The virtue of moderation is so widely known that it can sometimes be taken for granted. Yet, throughout history, we have been surrounded on both sides by the disciples of extremism. One group has told us that asceticism – deprivation of all comforts – is more ‘holy’ or pure. Another group tells us that more and more will make us happy. Our culture today is ruled by the latter forces, continuously trying to convince us that the secret to happiness is the obtainment of money, possessions, fame, status, connections, quarterly earnings, market share, power, and so on. The extremism of our culture inspires those who react against it to sometimes overreact, holding up asceticism, uniformity, conformity, and self denial as more pious.

Yet wise teachings from the great civilizations and thinkers around the world have discovered another path, which can be even more difficult than asceticism yet provide a more happy life than gluttony. Moderation Practice has various names in the many streams of thought which have come to it. Aristotle spoke of The Golden Mean whereby we pursue the middle between the extremes of excess and abstinence. For example, the virtue of courage lied in the middle ground between cowardice and recklessness. Confucius prescribed a similar approach with the Doctrine of the Mean. Here balance, harmony, and equilibrium are desirable states. In Buddhism, the historical Buddha practiced asceticism until realizing it was not a path to enlightenment, and later came to The Middle Way.

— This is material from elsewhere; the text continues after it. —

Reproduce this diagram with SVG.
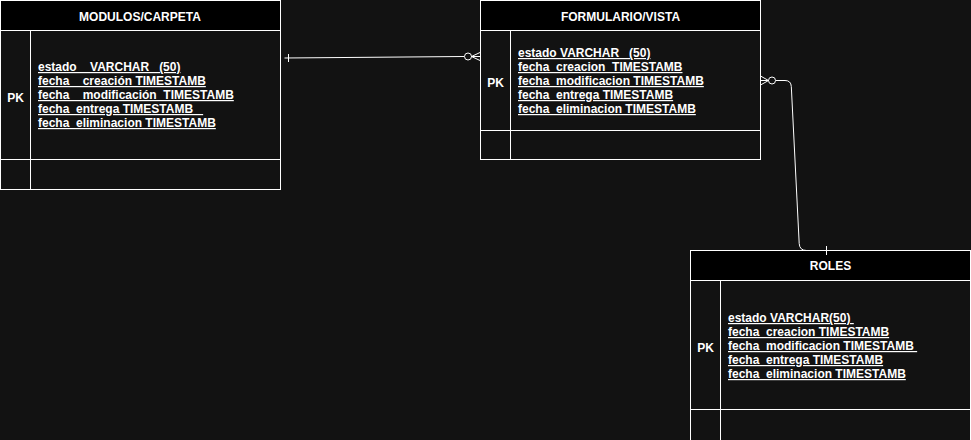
<svg xmlns="http://www.w3.org/2000/svg" width="971" height="440" viewBox="0 0 971 440" xml:space="preserve">
<style>
.bg{fill:#121212}
.hd{fill:#000000;stroke:#ffffff;stroke-width:1}
.bd{fill:#121212;stroke:#ffffff;stroke-width:1}
.ln{stroke:#ffffff;stroke-width:1;fill:none}
text{font-family:"Liberation Sans",Arial,Helvetica,sans-serif;font-size:12px;font-weight:bold;fill:#ffffff;white-space:pre}
.t{text-anchor:middle}
.f{text-decoration:underline;text-decoration-color:#c8c8c8}
.pk{text-anchor:middle}
.cn{stroke:#ffffff;stroke-width:1;fill:none}
.cc{stroke:#ffffff;stroke-width:1;fill:#121212}
</style>
<rect class="bg" x="0" y="0" width="971" height="440"/>

<g id="modulos">
<rect class="bd" x="0.5" y="0.5" width="280" height="189"/>
<rect class="hd" x="0.5" y="0.5" width="280" height="30"/>
<line class="ln" x1="0.5" y1="159.5" x2="280.5" y2="159.5"/>
<line class="ln" x1="30.5" y1="30.5" x2="30.5" y2="189.5"/>
<text class="t" x="140" y="20.5">MODULOS/CARPETA</text>
<text class="pk" x="15.5" y="101.5">PK</text>
<text class="f" x="38" y="71">estado    VARCHAR   (50)</text>
<text class="f" x="38" y="85">fecha _ creación TIMESTAMB</text>
<text class="f" x="38" y="99">fecha _ modificación  TIMESTAMB</text>
<text class="f" x="38" y="113">fecha_entrega TIMESTAMB   </text>
<text class="f" x="38" y="127">fecha_eliminacion TIMESTAMB</text>
</g>

<g id="formulario">
<rect class="bd" x="480.5" y="0.5" width="280" height="159"/>
<rect class="hd" x="480.5" y="0.5" width="280" height="30"/>
<line class="ln" x1="480.5" y1="130.5" x2="760.5" y2="130.5"/>
<line class="ln" x1="510.5" y1="30.5" x2="510.5" y2="159.5"/>
<text class="t" x="620.5" y="20.5">FORMULARIO/VISTA</text>
<text class="pk" x="495.5" y="86.5">PK</text>
<text class="f" x="518" y="57">estado VARCHAR   (50)</text>
<text class="f" x="518" y="71">fecha_creacion  TIMESTAMB</text>
<text class="f" x="518" y="85">fecha_modificacion TIMESTAMB</text>
<text class="f" x="518" y="99">fecha_entrega TIMESTAMB</text>
<text class="f" x="518" y="113">fecha_eliminacion TIMESTAMB</text>
</g>

<g id="roles">
<rect class="bd" x="690.5" y="250.5" width="280" height="200"/>
<rect class="hd" x="690.5" y="250.5" width="280" height="30"/>
<line class="ln" x1="690.5" y1="409.5" x2="970.5" y2="409.5"/>
<line class="ln" x1="720.5" y1="280.5" x2="720.5" y2="440"/>
<text class="t" x="830.5" y="270">ROLES</text>
<text class="pk" x="705.5" y="351.5">PK</text>
<text class="f" x="728" y="322">estado VARCHAR(50) </text>
<text class="f" x="728" y="336">fecha_creacion TIMESTAMB</text>
<text class="f" x="728" y="350">fecha_modificacion TIMESTAMB </text>
<text class="f" x="728" y="364">fecha_entrega TIMESTAMB</text>
<text class="f" x="728" y="378">fecha_eliminacion TIMESTAMB</text>
</g>

<g id="connectors">
<path class="cn" d="M284.5 58 L464.5 56.5"/>
<line class="cn" x1="288.5" y1="54" x2="288.5" y2="62"/>
<circle class="cc" cx="468" cy="56.5" r="3.5"/>
<path class="cn" d="M480 52.5 L471.5 56.5 L480 60.5 M471.5 56.5 L480 56.5"/>

<path class="cn" d="M775.5 80.5 L785 80.5 Q791 80.5 791.3 86.5 L799.2 243.5 Q799.6 250.5 806.5 250.5 L826 250.5"/>
<circle class="cc" cx="772" cy="80.5" r="3.5"/>
<path class="cn" d="M760.5 76 L768.5 80.5 L760.5 85 M768.5 80.5 L760.5 80.5"/>
<line class="cn" x1="826.5" y1="246" x2="826.5" y2="255"/>
</g>
</svg>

This does not imply that we cut everything, every position and thought, in two. Nor does it mean we use others or society as a gauge for marking the middle. What is reasonable and true and fitting to our Nature is the ultimate determinant of where the middle lies. We can better know this when we have wisdom, which is the product of a whole practice.

So, how do we go about beginning moderation practice today? As with all practice, we begin with continued study, applying the wisdom to our lives little by little as we build good habits. When we inevitably falter, we simply bring ourselves back to practice – just as one repeatedly brings themselves back to the breath in meditation. In The Middle Way: Finding Meaning in a World of Extremes, author Lou Marinoff says, “Be Aristotelian in your unrelenting commitment to improving your mind. Be Buddhist in your unstinting effort to deepening your heart. Be Confucian in your unselfish devotion to serving your fellow beings.”